Don't made printout equal to l (because what you get is not a new object but a reference to the same object), use another list

l = [ 5, 0, 0, 0, 0, 0, 0, 0, 2 ]
def format_print(problem):
    print_out = []
    for item in problem:
        if item == 0:
            print_out.append(".")
        else:
            print_out.append(item)
    print(print_out)

In any case, you do not need any function because you can resolve the problem with a list comprehension:

problem = [ 5, 0, 0, 0, 0, 0, 0, 0, 2 ]    
print_out = [item if item !=0 else '.' for item in problem]

As said in another post map is also a good and more general option

Answer 3

Copy()

Assignment statements in Python do not copy objects, they create bindings between a target and an object. For collections that are mutable or contain mutable items, a copy is sometimes needed so one can change one copy without changing the other.
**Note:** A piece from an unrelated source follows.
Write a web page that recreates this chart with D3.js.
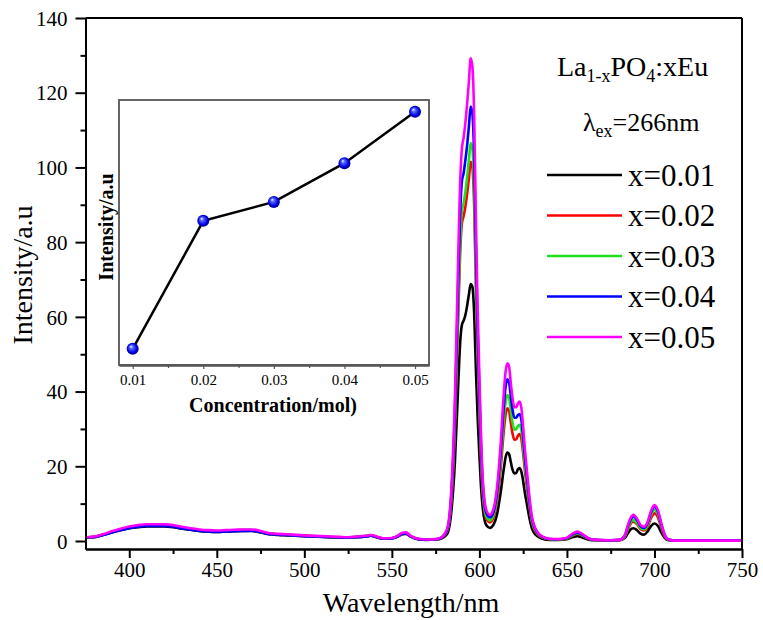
<!DOCTYPE html>
<html><head><meta charset="utf-8">
<script src="https://cdn.jsdelivr.net/npm/d3@7"></script>
<style>
body{margin:0;background:#fff;}
text{font-family:"Liberation Serif","Times New Roman",serif;}
</style></head>
<body><svg id="c" width="763" height="620"></svg>
<script>
const wavelengths = [375,380,385,390,395,400,405,410,415,420,425,430,435,440,445,450,455,460,465,470,475,480,485,490,500,510,520,525,530,535,538,542,546,550,553,556,558,561,565,570,575,578,580,582,584,586,588,589,590,591,592,593,594,595,596,597,598,599,600,601,602,603,604,606,608,610,612,614,615,616,617,618,619,620,621,622,623,624,625,626,627,628,629,630,631,633,636,640,645,650,653,656,659,663,668,675,680,683,685,687,688,690,692,694,696,698,700,702,704,706,708,712,720,750];
const x001 = [0.9,1.0,1.6,2.3,2.9,3.4,3.7,3.9,3.9,3.9,3.7,3.3,3.0,2.7,2.5,2.4,2.5,2.6,2.7,2.7,2.3,1.8,1.6,1.5,1.3,1.1,0.9,0.9,1.0,1.2,1.4,0.9,0.6,0.7,1.1,1.8,1.9,1.1,0.5,0.3,0.4,0.6,1.1,2.3,8,21,43,53,57.8,59,60.5,63,66,68.8,68,61,46,33,23,14,8.5,5.5,4.2,3.5,4.3,7,12.5,19.5,22.5,23.7,23.2,21,19,18.1,18.2,19.2,19.5,18.5,16,12.8,10.2,7.6,5.2,3.4,2.4,1.3,0.6,0.3,0.3,0.5,1.0,1.3,0.9,0.3,0.2,0.1,0.2,0.8,2.2,3.3,3.4,2.9,2.0,1.7,2.5,4.0,4.7,4.0,2.2,0.8,0.2,0.1,0.1,0.1];
const x002 = [0.95,1.1,1.7,2.4,3.1,3.7,4.0,4.2,4.2,4.2,4.0,3.6,3.2,2.9,2.7,2.6,2.7,2.8,2.9,2.9,2.5,2.0,1.8,1.7,1.4,1.2,1.0,0.95,1.1,1.3,1.5,1.0,0.65,0.75,1.2,2.0,2.1,1.2,0.55,0.4,0.45,0.75,1.5,3.2,11,30,62,77,85,87,89.5,93,97,101.5,100,90,68,49,34.5,21,12,7.7,5.9,5.0,6.2,10.4,18.6,29.8,34,35.5,34.7,31.5,28.6,27.1,27.2,28.2,28.6,27.2,23.4,18.8,15,11.1,7.7,5,3.5,1.9,0.9,0.45,0.4,0.7,1.4,1.9,1.4,0.45,0.2,0.15,0.2,1.1,3.3,5.0,5.2,4.5,3.2,2.8,3.7,6.1,7.4,6.3,3.4,1.1,0.3,0.1,0.1,0.1];
const x003 = [0.95,1.1,1.7,2.4,3.1,3.7,4.1,4.3,4.3,4.3,4.1,3.6,3.2,2.9,2.7,2.6,2.7,2.8,2.9,2.9,2.5,2.0,1.8,1.7,1.4,1.2,1.0,0.95,1.1,1.3,1.5,1.0,0.65,0.75,1.2,2.0,2.1,1.2,0.55,0.4,0.45,0.8,1.55,3.4,11.7,31.5,65,80,88.2,90.5,93.5,97.5,102,106.5,105,94.5,71.5,51.5,36.5,22.5,13,8.5,6.5,5.5,6.9,11.5,20.5,32.8,37.3,39.1,38.2,34.7,31.5,29.8,29.9,30.8,31.1,29.6,25.4,20.4,16.3,12.1,8.4,5.4,3.8,2.1,1.0,0.5,0.4,0.7,1.5,2.0,1.45,0.5,0.25,0.15,0.25,1.2,3.6,5.4,5.6,4.8,3.5,3.1,4.2,6.9,8.3,7.1,3.9,1.3,0.35,0.1,0.1,0.1];
const x004 = [0.9,1.05,1.6,2.3,2.9,3.4,3.8,4.0,4.0,4.0,3.8,3.35,3.0,2.7,2.55,2.45,2.55,2.65,2.7,2.75,2.4,1.85,1.7,1.6,1.3,1.15,0.95,0.9,1.05,1.25,1.4,0.95,0.6,0.7,1.15,1.95,2.0,1.15,0.5,0.35,0.45,0.8,1.65,3.6,12.7,34.5,71,87.5,96.2,98.5,102,106,111,116.3,114.5,103,78,56,40,24.5,14.5,9.5,7.4,6.3,7.7,12.7,22.7,36.4,41.4,43.3,42.3,38.5,34.9,33.0,33.0,33.7,34.0,32.4,27.8,22.3,17.8,13.2,9.1,5.9,4.2,2.3,1.1,0.55,0.45,0.8,1.7,2.25,1.6,0.55,0.25,0.2,0.3,1.4,4.2,6.2,6.5,5.6,4.0,3.5,4.7,7.6,9.2,7.8,4.3,1.4,0.4,0.1,0.1,0.1];
const x005 = [1.0,1.2,1.8,2.6,3.3,3.9,4.3,4.5,4.5,4.5,4.3,3.8,3.4,3.1,2.9,2.8,2.9,3.0,3.1,3.1,2.7,2.1,1.9,1.8,1.5,1.3,1.1,1.0,1.2,1.4,1.6,1.1,0.7,0.8,1.3,2.2,2.3,1.3,0.6,0.4,0.5,0.9,1.8,4,14,38,78,96,105,108,112,117,123,129.2,127,114,86,62,44,27,16,10.5,8.2,7.0,8.5,14,25,40,45.5,47.6,46.5,42,38,35.8,35.8,36.8,37.3,35.5,30.5,24.5,19.5,14.5,10,6.5,4.6,2.5,1.2,0.6,0.5,0.9,1.9,2.5,1.8,0.6,0.3,0.2,0.3,1.5,4.5,6.7,7.0,6.0,4.3,3.8,5.0,8.0,9.6,8.2,4.5,1.5,0.4,0.1,0.1,0.1];
const seriesNames = ["x=0.01","x=0.02","x=0.03","x=0.04","x=0.05"];
const seriesColors = ["#000000","#ff0000","#1ee01e","#0000ff","#ff00ff"];
const xTicks = [400,450,500,550,600,650,700,750];
const xMinor = [425,475,525,575,625,675,725];
const yTicks = [0,20,40,60,80,100,120,140];
const yMinor = [10,30,50,70,90,110,130];
const insetConc = [0.01,0.02,0.03,0.04,0.05];
const insetIntensity = [69,101.4,106.2,116,129];
const insetTickLabels = ["0.01","0.02","0.03","0.04","0.05"];
const insetMinor = [0.015,0.025,0.035,0.045];

const svg = d3.select("#c");
const x = d3.scaleLinear().domain([375,750]).range([85.5,742]);
const y = d3.scaleLinear().domain([-2.14,140]).range([549,18]);

const defs = svg.append("defs");
defs.append("clipPath").attr("id","clip").append("rect")
  .attr("x",85.5).attr("y",18).attr("width",742-85.5).attr("height",549-18);
const grad = defs.append("radialGradient").attr("id","ball").attr("cx","0.5").attr("cy","0.5").attr("r","0.55").attr("fx","0.35").attr("fy","0.3");
grad.append("stop").attr("offset","0").attr("stop-color","#ffffff");
grad.append("stop").attr("offset","0.25").attr("stop-color","#5a6cff");
grad.append("stop").attr("offset","0.7").attr("stop-color","#0000e0");
grad.append("stop").attr("offset","1").attr("stop-color","#00007a");

// spectra
const series = [x001,x002,x003,x004,x005];
const line = d3.line().x((d,i)=>x(wavelengths[i])).y(d=>y(d)).curve(d3.curveMonotoneX);
const g = svg.append("g").attr("clip-path","url(#clip)");
series.forEach((s,k)=>{
  g.append("path").attr("d",line(s)).attr("fill","none")
   .attr("stroke",seriesColors[k]).attr("stroke-width",2.6).attr("stroke-linejoin","round");
});

// axes
const axB = svg.append("g").attr("transform","translate(0,549)")
  .call(d3.axisBottom(x).tickValues(xTicks).tickSize(9).tickSizeOuter(0).tickPadding(4));
svg.append("g").attr("transform","translate(0,549)")
  .call(d3.axisBottom(x).tickValues(xMinor).tickSize(5).tickSizeOuter(0).tickFormat(""));
const axL = svg.append("g").attr("transform","translate(85.5,0)")
  .call(d3.axisLeft(y).tickValues(yTicks).tickSize(10).tickSizeOuter(0).tickPadding(8));
svg.append("g").attr("transform","translate(85.5,0)")
  .call(d3.axisLeft(y).tickValues(yMinor).tickSize(5).tickSizeOuter(0).tickFormat(""));
svg.selectAll(".domain, .tick line").attr("stroke","#000").attr("stroke-width",2);
axB.selectAll("text").attr("font-size",21).attr("font-family","Liberation Serif").attr("fill","#000");
axL.selectAll("text").attr("font-size",21).attr("font-family","Liberation Serif").attr("fill","#000").attr("dy","0.34em");
// top/right borders
svg.append("line").attr("x1",85.5).attr("x2",742).attr("y1",18).attr("y2",18).attr("stroke","#000").attr("stroke-width",2);
svg.append("line").attr("x1",742).attr("x2",742).attr("y1",18).attr("y2",549).attr("stroke","#000").attr("stroke-width",2);

// axis titles
svg.append("text").attr("x",411).attr("y",612).attr("text-anchor","middle").attr("font-size",28).text("Wavelength/nm");
svg.append("text").attr("transform","translate(32,275) rotate(-90)").attr("text-anchor","middle").attr("font-size",28).text("Intensity/a.u");

// legend header
const t1 = svg.append("text").attr("x",557).attr("y",76).attr("font-size",28);
t1.append("tspan").text("La");
t1.append("tspan").attr("font-size",18).attr("dy",6).text("1-x");
t1.append("tspan").attr("dy",-6).text("PO");
t1.append("tspan").attr("font-size",18).attr("dy",6).text("4");
t1.append("tspan").attr("dy",-6).text(":xEu");
const t2 = svg.append("text").attr("x",583).attr("y",131).attr("font-size",26);
t2.append("tspan").text("\u03bb");
t2.append("tspan").attr("font-size",18).attr("dy",6).text("ex");
t2.append("tspan").attr("dy",-6).text("=266nm");

// legend entries
const ly = d3.scalePoint().domain(seriesNames).range([175,337]);
seriesNames.forEach((n,k)=>{
  svg.append("line").attr("x1",547).attr("x2",622).attr("y1",ly(n)).attr("y2",ly(n))
    .attr("stroke",seriesColors[k]).attr("stroke-width",2.6);
  svg.append("text").attr("x",628).attr("y",ly(n)+10.5).attr("font-size",31).text(n);
});

// inset
const ix = d3.scaleLinear().domain([0.00806,0.05198]).range([119,429]);
const iy = d3.scaleLinear().domain([64.9,132]).range([365,100]);
const inset = svg.append("g");
inset.append("rect").attr("x",119).attr("y",100).attr("width",310).attr("height",265)
  .attr("fill","#fff").attr("stroke","#555").attr("stroke-width",1.8);
const iax = inset.append("g").attr("transform","translate(0,365)")
  .call(d3.axisBottom(ix).tickValues(insetConc).tickSize(4).tickSizeOuter(0).tickPadding(5).tickFormat((d,i)=>insetTickLabels[i]));
inset.append("g").attr("transform","translate(0,365)")
  .call(d3.axisBottom(ix).tickValues(insetMinor).tickSize(3).tickSizeOuter(0).tickFormat(""));
inset.selectAll(".domain").attr("stroke","#555").attr("stroke-width",1.8);
inset.selectAll(".tick line").attr("stroke","#555").attr("stroke-width",1.2);
iax.selectAll("text").attr("font-size",15).attr("font-family","Liberation Serif").attr("fill","#000");
inset.append("path").datum(insetIntensity)
  .attr("d",d3.line().x((d,i)=>ix(insetConc[i])).y(d=>iy(d)))
  .attr("fill","none").attr("stroke","#000").attr("stroke-width",2.5);
inset.selectAll("circle").data(insetIntensity).join("circle")
  .attr("cx",(d,i)=>ix(insetConc[i])).attr("cy",d=>iy(d)).attr("r",6)
  .attr("fill","url(#ball)");
inset.append("text").attr("x",273).attr("y",412).attr("text-anchor","middle")
  .attr("font-size",20).attr("font-weight","bold").text("Concentration/mol)");
inset.append("text").attr("transform","translate(113,227) rotate(-90)").attr("text-anchor","middle")
  .attr("font-size",20).attr("font-weight","bold").text("Intensity/a.u");
</script></body></html>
You can use copy() function with will copy list, not point it to new var.

import copy
list1 = [1,2,3,4]
# First List
print(id(list1), " is ", list1 )

list2 = list1
# First List
print(id(list2), " is ", list2 )

list3 = copy.copy(list2)
# First List
print(id(list3), " is ", list3 )

map()

But, its better to use map(), in your example function to filter/map values in your list.

list1 = [0, 1,2,3,4]
# First List
print(id(list1), " is ", list1 )

def dot(x): 
    return "." if x == 0 else x;

list2 = map(dot, list1);
print(id(list2), " is ", list2 )
print(id(list1), " is ", list1 )